%%

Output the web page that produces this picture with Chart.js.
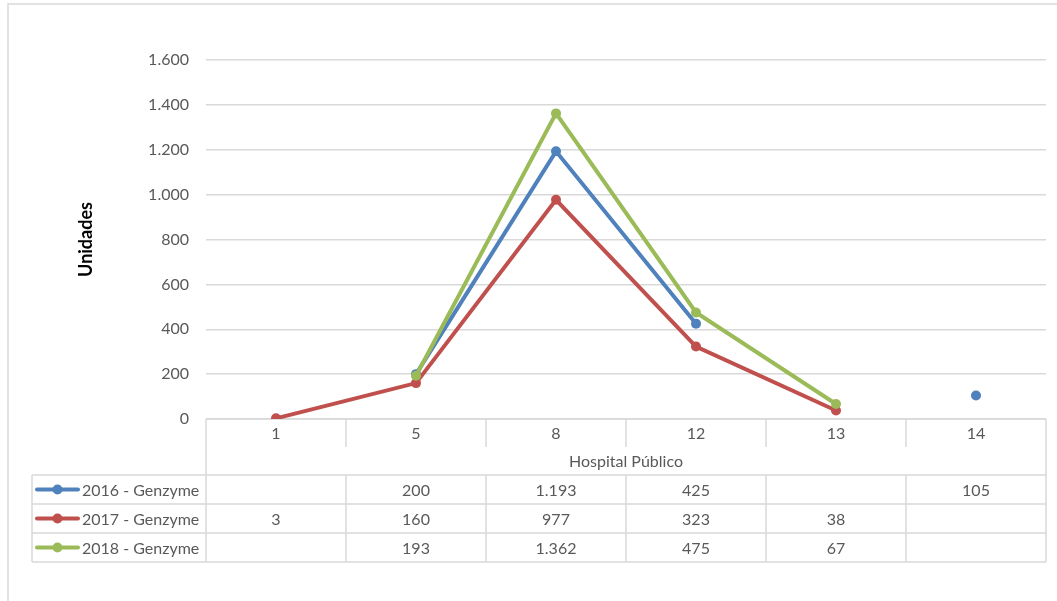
<!DOCTYPE html>
<html>
<head>
<meta charset="utf-8">
<script src="https://cdn.jsdelivr.net/npm/chart.js@4"></script>
<style>
  html, body { margin: 0; padding: 0; background: #fff; }
  #wrap { width: 1057px; height: 601px; position: relative; }
</style>
</head>
<body>
<div id="wrap"><canvas id="unidadesChart"></canvas></div>
<script>
const hospitales = ['1', '5', '8', '12', '13', '14'];
const serie2016 = [null, 200, 1193, 425, null, 105];
const serie2017 = [3, 160, 977, 323, 38, null];
const serie2018 = [null, 193, 1362, 475, 67, null];
const nombres = ['2016 - Genzyme', '2017 - Genzyme', '2018 - Genzyme'];
const colores = ['#4f81bd', '#c0504d', '#9bbb59'];

const fuente = 'Lato, "Open Sans", sans-serif';

function miles(v) {
  if (v === null || v === undefined) return '';
  return String(v).replace(/\B(?=(\d{3})+(?!\d))/g, '.');
}

// table under the plot, built from the x scale
const tablaDatos = {
  id: 'tablaDatos',
  beforeDraw(chart) {
    const c = chart.ctx;
    c.save();
    c.strokeStyle = '#d9d9d9';
    c.lineWidth = 1.5;
    c.strokeRect(8, 4, 1200, 800);
    c.restore();
  },
  beforeDatasetsDraw(chart) {
    const c = chart.ctx;
    const x = chart.scales.x;
    const area = chart.chartArea;
    const izq = area.left, der = area.right;
    const y0 = area.bottom;
    const paso = x.getPixelForValue(1) - x.getPixelForValue(0);
    const filaCat = y0 + 28;
    const filaTitulo = filaCat + 28;
    const alto = 29;
    const leyIzq = 32;
    const series = [serie2016, serie2017, serie2018];

    c.save();
    c.strokeStyle = '#d9d9d9';
    c.lineWidth = 1.5;
    c.beginPath();
    // axis line
    c.moveTo(izq, y0); c.lineTo(der, y0);
    // row lines
    for (let r = 0; r <= 3; r++) {
      c.moveTo(leyIzq, filaTitulo + r * alto);
      c.lineTo(der, filaTitulo + r * alto);
    }
    // outer verticals
    c.moveTo(izq, y0); c.lineTo(izq, filaTitulo + 3 * alto);
    c.moveTo(der, y0); c.lineTo(der, filaTitulo + 3 * alto);
    c.moveTo(leyIzq, filaTitulo); c.lineTo(leyIzq, filaTitulo + 3 * alto);
    // inner verticals
    for (let i = 1; i < hospitales.length; i++) {
      const xx = x.getPixelForValue(i) - paso / 2;
      c.moveTo(xx, y0); c.lineTo(xx, filaCat);
      c.moveTo(xx, filaTitulo); c.lineTo(xx, filaTitulo + 3 * alto);
    }
    c.stroke();

    c.font = '16px ' + fuente;
    c.fillStyle = '#595959';
    c.textAlign = 'center';
    c.textBaseline = 'middle';
    hospitales.forEach((h, i) => {
      c.fillText(h, x.getPixelForValue(i), y0 + 15);
    });
    c.fillText('Hospital Público', (izq + der) / 2, filaCat + 15);

    series.forEach((s, r) => {
      const yc = filaTitulo + r * alto + alto / 2 + 1;
      s.forEach((v, i) => {
        if (v !== null) c.fillText(miles(v), x.getPixelForValue(i), yc);
      });
      // legend key
      c.strokeStyle = colores[r];
      c.lineWidth = 4;
      c.lineCap = 'round';
      c.beginPath();
      c.moveTo(37, yc - 1); c.lineTo(78, yc - 1);
      c.stroke();
      c.fillStyle = colores[r];
      c.beginPath();
      c.arc(57.5, yc - 1, 5, 0, Math.PI * 2);
      c.fill();
      c.fillStyle = '#595959';
      c.textAlign = 'left';
      c.fillText(nombres[r], 82, yc);
      c.textAlign = 'center';
    });
    c.restore();
  }
};

const ctx = document.getElementById('unidadesChart').getContext('2d');

const datasets = [serie2016, serie2017, serie2018].map((s, i) => ({
  label: nombres[i],
  data: s,
  borderColor: colores[i],
  backgroundColor: colores[i],
  borderWidth: 4,
  pointRadius: 5,
  pointHoverRadius: 5,
  pointBorderWidth: 0,
  tension: 0,
  order: 3 - i
}));

new Chart(ctx, {
  type: 'line',
  data: { labels: hospitales, datasets: datasets },
  plugins: [tablaDatos],
  options: {
    responsive: true,
    maintainAspectRatio: false,
    animation: false,
    layout: { padding: { top: 60, right: 11, bottom: 182, left: 0 } },
    plugins: {
      legend: { display: false },
      tooltip: { enabled: false }
    },
    scales: {
      x: {
        display: false,
        offset: true
      },
      y: {
        min: 0,
        max: 1600,
        afterFit(scale) { scale.width = 206; },
        border: { display: false },
        grid: { color: '#d9d9d9', lineWidth: 1.5, drawTicks: false },
        ticks: {
          stepSize: 200,
          padding: 17,
          color: '#595959',
          font: { family: fuente, size: 16 },
          callback: (v) => miles(v)
        },
        title: {
          display: true,
          text: 'Unidades',
          color: '#000',
          font: { family: fuente, size: 18, weight: 'bold' },
          padding: { top: 75, bottom: 0 }
        }
      }
    }
  }
});
</script>
</body>
</html>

%%

Written exercise -> Restate the entire listing word for word, excluding pictures.

Answer to the task ->
Output the web page that produces this picture with Chart.js.
<!DOCTYPE html>
<html>
<head>
<meta charset="utf-8">
<script src="https://cdn.jsdelivr.net/npm/chart.js@4"></script>
<style>
  html, body { margin: 0; padding: 0; background: #fff; }
  #wrap { width: 1057px; height: 601px; position: relative; }
</style>
</head>
<body>
<div id="wrap"><canvas id="unidadesChart"></canvas></div>
<script>
const hospitales = ['1', '5', '8', '12', '13', '14'];
const serie2016 = [null, 200, 1193, 425, null, 105];
const serie2017 = [3, 160, 977, 323, 38, null];
const serie2018 = [null, 193, 1362, 475, 67, null];
const nombres = ['2016 - Genzyme', '2017 - Genzyme', '2018 - Genzyme'];
const colores = ['#4f81bd', '#c0504d', '#9bbb59'];

const fuente = 'Lato, "Open Sans", sans-serif';

function miles(v) {
  if (v === null || v === undefined) return '';
  return String(v).replace(/\B(?=(\d{3})+(?!\d))/g, '.');
}

// table under the plot, built from the x scale
const tablaDatos = {
  id: 'tablaDatos',
  beforeDraw(chart) {
    const c = chart.ctx;
    c.save();
    c.strokeStyle = '#d9d9d9';
    c.lineWidth = 1.5;
    c.strokeRect(8, 4, 1200, 800);
    c.restore();
  },
  beforeDatasetsDraw(chart) {
    const c = chart.ctx;
    const x = chart.scales.x;
    const area = chart.chartArea;
    const izq = area.left, der = area.right;
    const y0 = area.bottom;
    const paso = x.getPixelForValue(1) - x.getPixelForValue(0);
    const filaCat = y0 + 28;
    const filaTitulo = filaCat + 28;
    const alto = 29;
    const leyIzq = 32;
    const series = [serie2016, serie2017, serie2018];

    c.save();
    c.strokeStyle = '#d9d9d9';
    c.lineWidth = 1.5;
    c.beginPath();
    // axis line
    c.moveTo(izq, y0); c.lineTo(der, y0);
    // row lines
    for (let r = 0; r <= 3; r++) {
      c.moveTo(leyIzq, filaTitulo + r * alto);
      c.lineTo(der, filaTitulo + r * alto);
    }
    // outer verticals
    c.moveTo(izq, y0); c.lineTo(izq, filaTitulo + 3 * alto);
    c.moveTo(der, y0); c.lineTo(der, filaTitulo + 3 * alto);
    c.moveTo(leyIzq, filaTitulo); c.lineTo(leyIzq, filaTitulo + 3 * alto);
    // inner verticals
    for (let i = 1; i < hospitales.length; i++) {
      const xx = x.getPixelForValue(i) - paso / 2;
      c.moveTo(xx, y0); c.lineTo(xx, filaCat);
      c.moveTo(xx, filaTitulo); c.lineTo(xx, filaTitulo + 3 * alto);
    }
    c.stroke();

    c.font = '16px ' + fuente;
    c.fillStyle = '#595959';
    c.textAlign = 'center';
    c.textBaseline = 'middle';
    hospitales.forEach((h, i) => {
      c.fillText(h, x.getPixelForValue(i), y0 + 15);
    });
    c.fillText('Hospital Público', (izq + der) / 2, filaCat + 15);

    series.forEach((s, r) => {
      const yc = filaTitulo + r * alto + alto / 2 + 1;
      s.forEach((v, i) => {
        if (v !== null) c.fillText(miles(v), x.getPixelForValue(i), yc);
      });
      // legend key
      c.strokeStyle = colores[r];
      c.lineWidth = 4;
      c.lineCap = 'round';
      c.beginPath();
      c.moveTo(37, yc - 1); c.lineTo(78, yc - 1);
      c.stroke();
      c.fillStyle = colores[r];
      c.beginPath();
      c.arc(57.5, yc - 1, 5, 0, Math.PI * 2);
      c.fill();
      c.fillStyle = '#595959';
      c.textAlign = 'left';
      c.fillText(nombres[r], 82, yc);
      c.textAlign = 'center';
    });
    c.restore();
  }
};

const ctx = document.getElementById('unidadesChart').getContext('2d');

const datasets = [serie2016, serie2017, serie2018].map((s, i) => ({
  label: nombres[i],
  data: s,
  borderColor: colores[i],
  backgroundColor: colores[i],
  borderWidth: 4,
  pointRadius: 5,
  pointHoverRadius: 5,
  pointBorderWidth: 0,
  tension: 0,
  order: 3 - i
}));

new Chart(ctx, {
  type: 'line',
  data: { labels: hospitales, datasets: datasets },
  plugins: [tablaDatos],
  options: {
    responsive: true,
    maintainAspectRatio: false,
    animation: false,
    layout: { padding: { top: 60, right: 11, bottom: 182, left: 0 } },
    plugins: {
      legend: { display: false },
      tooltip: { enabled: false }
    },
    scales: {
      x: {
        display: false,
        offset: true
      },
      y: {
        min: 0,
        max: 1600,
        afterFit(scale) { scale.width = 206; },
        border: { display: false },
        grid: { color: '#d9d9d9', lineWidth: 1.5, drawTicks: false },
        ticks: {
          stepSize: 200,
          padding: 17,
          color: '#595959',
          font: { family: fuente, size: 16 },
          callback: (v) => miles(v)
        },
        title: {
          display: true,
          text: 'Unidades',
          color: '#000',
          font: { family: fuente, size: 18, weight: 'bold' },
          padding: { top: 75, bottom: 0 }
        }
      }
    }
  }
});
</script>
</body>
</html>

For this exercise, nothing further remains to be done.